The results were also reflected in the survey for user satisfaction level by the passengers, where 1756 passengers (91%) responded that they were satisfied, as shown in Figure 12.

When asked which transportation mode(s) passengers used before using the demand response public transportation service, 56% of passengers responded they used bus, 24% cars, 9% taxis, and 8% the government-operated bus. Through this, it was confirmed that the demand of 33% of those who drive their own cars can be changed to public transportation. According to the participants, before using the demand response public transportation service, their average waiting time was 18 min, and the average travel time was 27 min when using the existing public transportation. On the other hand, they responded that they experienced a total of 16 min travel time reduction effect when the demand response public transportation was connected to the existing public transportation, as the waiting time and travel time were reduced by 5 min and 11 min, respectively.

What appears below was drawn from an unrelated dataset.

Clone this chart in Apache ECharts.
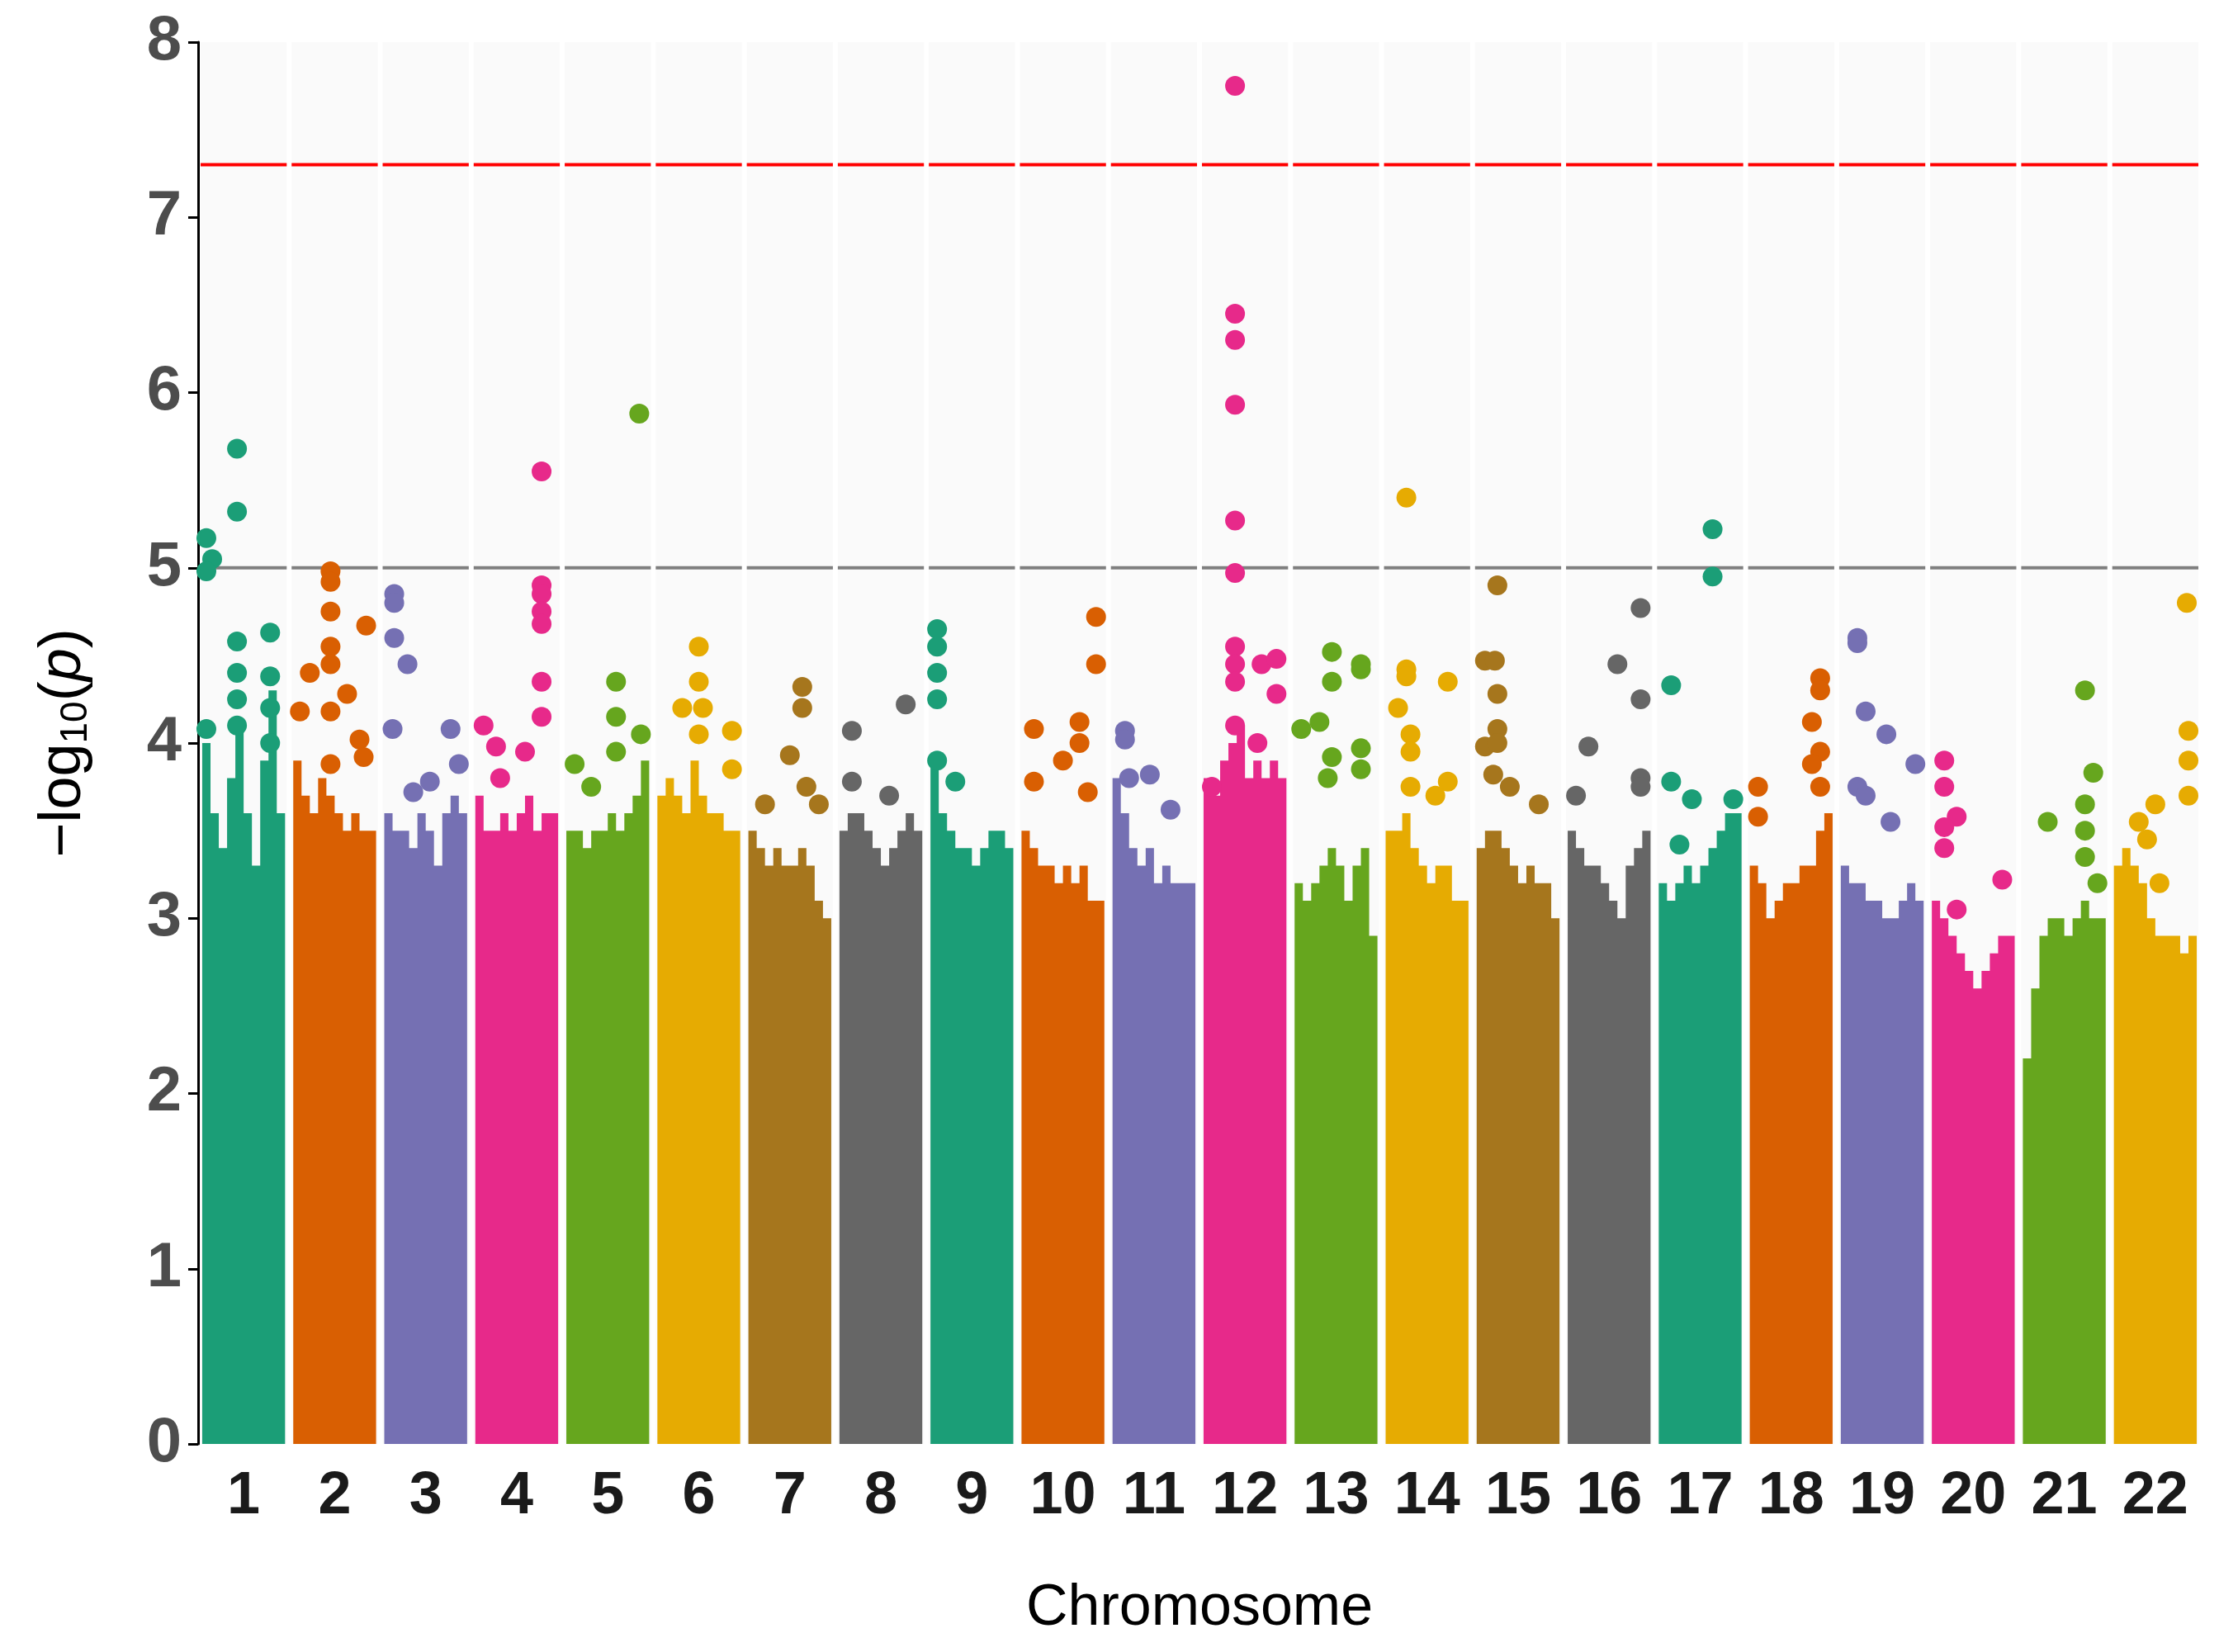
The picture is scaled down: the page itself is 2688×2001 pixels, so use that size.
<!DOCTYPE html>
<html>
<head>
<meta charset="utf-8">
<script src="https://cdn.jsdelivr.net/npm/echarts@6/dist/echarts.min.js"></script>
<style>html,body{margin:0;padding:0;background:#fff}#chart{width:2688px;height:2001px}</style>
</head>
<body>
<div id="chart"></div>
<script>
// chromosome names and Dark2 colours
const chromosomes = ['1','2','3','4','5','6','7','8','9','10','11','12','13','14','15','16','17','18','19','20','21','22'];
const palette = ['#1B9E77','#D95F02','#7570B3','#E7298A','#66A61E','#E6AB02','#A6761D','#666666'];
const yTicks = [0, 1, 2, 3, 4, 5, 6, 7, 8];
const genomeLine = 7.3;
const suggestiveLine = 5;

// ragged top of the dense point cloud, per chromosome (left to right)
const bodyTop = [
  [4.0,3.6,3.4,3.8,4.1,3.6,3.3,3.9,4.3,3.6],
  [3.9,3.7,3.6,3.8,3.7,3.6,3.5,3.6,3.5,3.5],
  [3.6,3.5,3.5,3.4,3.6,3.5,3.3,3.6,3.7,3.6],
  [3.7,3.5,3.5,3.6,3.5,3.6,3.7,3.5,3.6,3.6],
  [3.5,3.5,3.4,3.5,3.5,3.6,3.5,3.6,3.7,3.9],
  [3.7,3.8,3.7,3.6,3.9,3.7,3.6,3.6,3.5,3.5],
  [3.5,3.4,3.3,3.4,3.3,3.3,3.4,3.3,3.1,3.0],
  [3.5,3.6,3.6,3.5,3.4,3.3,3.4,3.5,3.6,3.5],
  [3.9,3.6,3.5,3.4,3.4,3.3,3.4,3.5,3.5,3.4],
  [3.5,3.4,3.3,3.3,3.2,3.3,3.2,3.3,3.1,3.1],
  [3.8,3.6,3.4,3.3,3.4,3.2,3.3,3.2,3.2,3.2],
  [3.8,3.7,3.9,4.0,4.1,3.8,3.9,3.8,3.9,3.8],
  [3.2,3.1,3.2,3.3,3.4,3.3,3.1,3.3,3.4,2.9],
  [3.5,3.5,3.6,3.4,3.3,3.2,3.3,3.3,3.1,3.1],
  [3.4,3.5,3.5,3.4,3.3,3.2,3.3,3.2,3.2,3.0],
  [3.5,3.4,3.3,3.3,3.2,3.1,3.0,3.3,3.4,3.5],
  [3.2,3.1,3.2,3.3,3.2,3.3,3.4,3.5,3.6,3.6],
  [3.3,3.2,3.0,3.1,3.2,3.2,3.3,3.3,3.5,3.6],
  [3.3,3.2,3.2,3.1,3.1,3.0,3.0,3.1,3.2,3.1],
  [3.1,3.0,2.9,2.8,2.7,2.6,2.7,2.8,2.9,2.9],
  [2.2,2.6,2.9,3.0,3.0,2.9,3.0,3.1,3.0,3.0],
  [3.3,3.4,3.3,3.2,3.0,2.9,2.9,2.9,2.8,2.9]
];

// individual SNPs above the cloud: [chromosome index, position fraction, -log10 p]
const peaks = [
  [0,0.05,5.17],[0,0.12,5.05],[0,0.05,4.98],[0,0.42,5.68],[0,0.42,5.32],[0,0.42,4.58],[0,0.42,4.4],[0,0.82,4.63],[0,0.82,4.38],[0,0.82,4.2],[0,0.05,4.08],[0,0.42,4.25],[0,0.42,4.1],[0,0.82,4.0],
  [1,0.45,4.98],[1,0.45,4.92],[1,0.45,4.75],[1,0.45,4.55],[1,0.45,4.45],[1,0.2,4.4],[1,0.65,4.28],[1,0.88,4.67],[1,0.08,4.18],[1,0.45,4.18],[1,0.8,4.02],[1,0.85,3.92],[1,0.45,3.88],
  [2,0.12,4.85],[2,0.12,4.8],[2,0.12,4.6],[2,0.28,4.45],[2,0.1,4.08],[2,0.8,4.08],[2,0.55,3.78],[2,0.35,3.72],[2,0.9,3.88],
  [3,0.8,5.55],[3,0.8,4.9],[3,0.8,4.85],[3,0.8,4.75],[3,0.8,4.68],[3,0.8,4.35],[3,0.8,4.15],[3,0.1,4.1],[3,0.25,3.98],[3,0.6,3.95],[3,0.3,3.8],
  [4,0.88,5.88],[4,0.6,4.35],[4,0.6,4.15],[4,0.6,3.95],[4,0.1,3.88],[4,0.9,4.05],[4,0.3,3.75],
  [5,0.5,4.55],[5,0.5,4.35],[5,0.3,4.2],[5,0.55,4.2],[5,0.9,4.07],[5,0.5,4.05],[5,0.9,3.85],
  [6,0.65,4.32],[6,0.65,4.2],[6,0.5,3.93],[6,0.7,3.75],[6,0.85,3.65],[6,0.2,3.65],
  [7,0.15,4.07],[7,0.8,4.22],[7,0.15,3.78],[7,0.6,3.7],
  [8,0.08,4.65],[8,0.08,4.55],[8,0.08,4.4],[8,0.08,4.25],[8,0.08,3.9],[8,0.3,3.78],
  [9,0.9,4.72],[9,0.9,4.45],[9,0.15,4.08],[9,0.7,4.12],[9,0.7,4.0],[9,0.5,3.9],[9,0.15,3.78],[9,0.8,3.72],
  [10,0.15,4.07],[10,0.15,4.02],[10,0.45,3.82],[10,0.2,3.8],[10,0.7,3.62],
  [11,0.38,7.75],[11,0.38,6.45],[11,0.38,6.3],[11,0.38,5.93],[11,0.38,5.27],[11,0.38,4.97],[11,0.38,4.55],[11,0.38,4.45],[11,0.38,4.35],[11,0.7,4.45],[11,0.88,4.48],[11,0.88,4.28],[11,0.38,4.1],[11,0.65,4.0],[11,0.1,3.75],
  [12,0.45,4.52],[12,0.8,4.45],[12,0.8,4.42],[12,0.45,4.35],[12,0.3,4.12],[12,0.08,4.08],[12,0.8,3.97],[12,0.45,3.92],[12,0.4,3.8],[12,0.8,3.85],
  [13,0.25,5.4],[13,0.25,4.42],[13,0.25,4.38],[13,0.75,4.35],[13,0.15,4.2],[13,0.3,4.05],[13,0.3,3.95],[13,0.3,3.75],[13,0.75,3.78],[13,0.6,3.7],
  [14,0.25,4.9],[14,0.1,4.47],[14,0.22,4.47],[14,0.25,4.28],[14,0.25,4.08],[14,0.1,3.98],[14,0.25,4.0],[14,0.2,3.82],[14,0.4,3.75],[14,0.75,3.65],
  [15,0.88,4.77],[15,0.6,4.45],[15,0.88,4.25],[15,0.25,3.98],[15,0.88,3.8],[15,0.88,3.75],[15,0.1,3.7],
  [16,0.65,5.22],[16,0.65,4.95],[16,0.15,4.33],[16,0.15,3.78],[16,0.4,3.68],[16,0.9,3.68],[16,0.25,3.42],
  [17,0.85,4.37],[17,0.85,4.3],[17,0.75,4.12],[17,0.85,3.95],[17,0.75,3.88],[17,0.1,3.75],[17,0.85,3.75],[17,0.1,3.58],
  [18,0.2,4.6],[18,0.2,4.57],[18,0.3,4.18],[18,0.55,4.05],[18,0.9,3.88],[18,0.2,3.75],[18,0.3,3.7],[18,0.6,3.55],
  [19,0.15,3.9],[19,0.15,3.75],[19,0.3,3.58],[19,0.15,3.52],[19,0.15,3.4],[19,0.85,3.22],[19,0.3,3.05],
  [20,0.75,4.3],[20,0.85,3.83],[20,0.75,3.65],[20,0.75,3.5],[20,0.3,3.55],[20,0.75,3.35],[20,0.9,3.2],
  [21,0.88,4.8],[21,0.9,4.07],[21,0.9,3.9],[21,0.9,3.7],[21,0.5,3.65],[21,0.3,3.55],[21,0.4,3.45],[21,0.55,3.2]
];

const margin = 0.045;
const colorOf = i => palette[i % palette.length];
const xPos = (i, f) => i + margin + f * (1 - 2 * margin);

const chart = echarts.init(document.getElementById('chart'));

// facet background + threshold segments per chromosome
const panelSeries = {
  type: 'custom', xAxisIndex: 1, silent: true, z: 1,
  data: chromosomes.map((c, i) => [i]),
  renderItem: (params, api) => {
    const i = api.value(0);
    const a = api.coord([i + margin * 0.6, 8]);
    const b = api.coord([i + 1 - margin * 0.6, 0]);
    const r = api.coord([0, genomeLine])[1];
    const g = api.coord([0, suggestiveLine])[1];
    return { type: 'group', children: [
      { type: 'rect', shape: { x: a[0], y: a[1], width: b[0] - a[0], height: b[1] - a[1] }, style: { fill: '#fafafa' } },
      { type: 'line', shape: { x1: a[0], y1: r, x2: b[0], y2: r }, style: { stroke: '#ff0000', lineWidth: 4 } },
      { type: 'line', shape: { x1: a[0], y1: g, x2: b[0], y2: g }, style: { stroke: '#7f7f7f', lineWidth: 4 } }
    ]};
  }
};

// solid point cloud of each chromosome
const bodySeries = {
  type: 'custom', xAxisIndex: 1, silent: true, z: 2,
  data: chromosomes.map((c, i) => [i]),
  renderItem: (params, api) => {
    const i = api.value(0);
    const prof = bodyTop[i];
    const pts = [api.coord([xPos(i, 0), 0])];
    prof.forEach((h, k) => {
      const f0 = k / prof.length, f1 = (k + 1) / prof.length;
      pts.push(api.coord([xPos(i, f0), h]));
      pts.push(api.coord([xPos(i, f1), h]));
    });
    pts.push(api.coord([xPos(i, 1), 0]));
    return { type: 'polygon', shape: { points: pts }, style: { fill: colorOf(i) } };
  }
};

const peakSeries = {
  type: 'scatter', xAxisIndex: 1, z: 3, symbolSize: 24,
  data: peaks.map(p => ({ value: [xPos(p[0], p[1]), p[2]], itemStyle: { color: colorOf(p[0]), opacity: 1 } }))
};

chart.setOption({
  animation: false,
  backgroundColor: '#fff',
  grid: { left: 240, right: 22, top: 51, bottom: 252 },
  xAxis: [
    { type: 'category', data: chromosomes, boundaryGap: true,
      axisLine: { show: false },
      axisTick: { show: false },
      axisLabel: { color: '#1a1a1a', fontSize: 72, fontWeight: 'bold', fontFamily: 'Liberation Sans', margin: 28, interval: 0 },
      name: 'Chromosome', nameLocation: 'middle', nameGap: 165,
      nameTextStyle: { color: '#000', fontSize: 70, fontFamily: 'Liberation Sans' } },
    { type: 'value', min: 0, max: 22, show: false }
  ],
  yAxis: {
    type: 'value', min: 0, max: 8, interval: 1,
    splitLine: { show: false },
    axisLine: { show: true, lineStyle: { color: '#000', width: 3 } },
    axisTick: { show: true, length: 12, lineStyle: { color: '#000', width: 3 } },
    axisLabel: { color: '#4d4d4d', fontSize: 76, fontWeight: 'bold', fontFamily: 'Liberation Sans', margin: 20,
      formatter: v => yTicks.includes(v) ? String(v) : '' },
    name: '−log{sub|10}({it|p})', nameLocation: 'middle', nameGap: 125, nameRotate: 90,
    nameTextStyle: { color: '#000', fontSize: 72, fontFamily: 'Liberation Sans',
      rich: { sub: { fontSize: 46, verticalAlign: 'bottom', padding: [30, 0, 0, 0], fontFamily: 'Liberation Sans' },
              it: { fontSize: 72, fontStyle: 'italic', fontFamily: 'Liberation Sans' } } }
  },
  series: [panelSeries, bodySeries, peakSeries]
});
</script>
</body>
</html>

As detailed response results for the satisfaction level, 30% answered reduced travel time, 28% reduced waiting time, 13% no transfer, and 11% long operating hours (dawn and late-night operations) for using the demand response transportation service. For disadvantages of the demand response transportation service, 54% answered low availability of vehicles, 13% inaccurate arrival time, 9% detour of route, and 7% lack of convenience of using the app. The overwhelming percentage of low availability of vehicles is attributable to concentration of travel demand during rush hours and shortage of operating vehicles, which will be gradually addressed by providing a sufficient number of vehicles, changing the allocation method, and clarifying the operation range.

6. Conclusions

The pilot project in Yeongjong International City in Jung-gu, Incheon, showed that the demand response public transportation service improved passenger convenience by eliminating the causes of avoidance of using the public transportation service due to long allocation intervals, short operating hours, and long transfer distance, etc. which are caused by an imbalance between inter- and intraregional transportation services. The demand response public transportation service provides consistent services to everyone regardless of the distance to a public transit station or the number of public transportation routes available, etc. through demand-based operation, to minimize the imbalance problems of existing public transportation. In this regard, this system is expected to provide seamless mobility through connection with the existing bus and subways systems by closing the temporal and spatial gaps in the existing public transportation, thereby improving the mode share of public transportation. The time required to walk to a stop/station and to wait for a vehicle will be reduced by 16 min on average. This reduced time can be converted into a socioeconomic benefit of 660 million KRW/year by calculating with the values in

Table 7. Travel rate and travel time value criteria [36].

Category	Travel Purpose
	Business	Commute	Personal
Travel Rate	0.05	0.28	0.67
Time Value (KRW/person·h)	22,775	11,444	5033

.

The effects of applying a transportation service that incorporates public transportation will expand beyond the boundaries of the area due to the effects of the traffic network connected throughout the country. Moreover, the service itself can have significance only when extended to wider areas. Therefore, this study verified its effectiveness by first implementing the service in the form of a pilot project in a limited area over a short period of time, and checking the benefits through survey and investigation. Tangible benefits of the demand response public transportation service will be demonstrated only by verifying its effectiveness through wider and larger projects. Still, this study clarified the potential of the service as it showed a significant increase in the user satisfaction level for public transportation in an area provided with relatively poor public transportation service, implying that more varied types of wide-area services need to be discovered and attempted.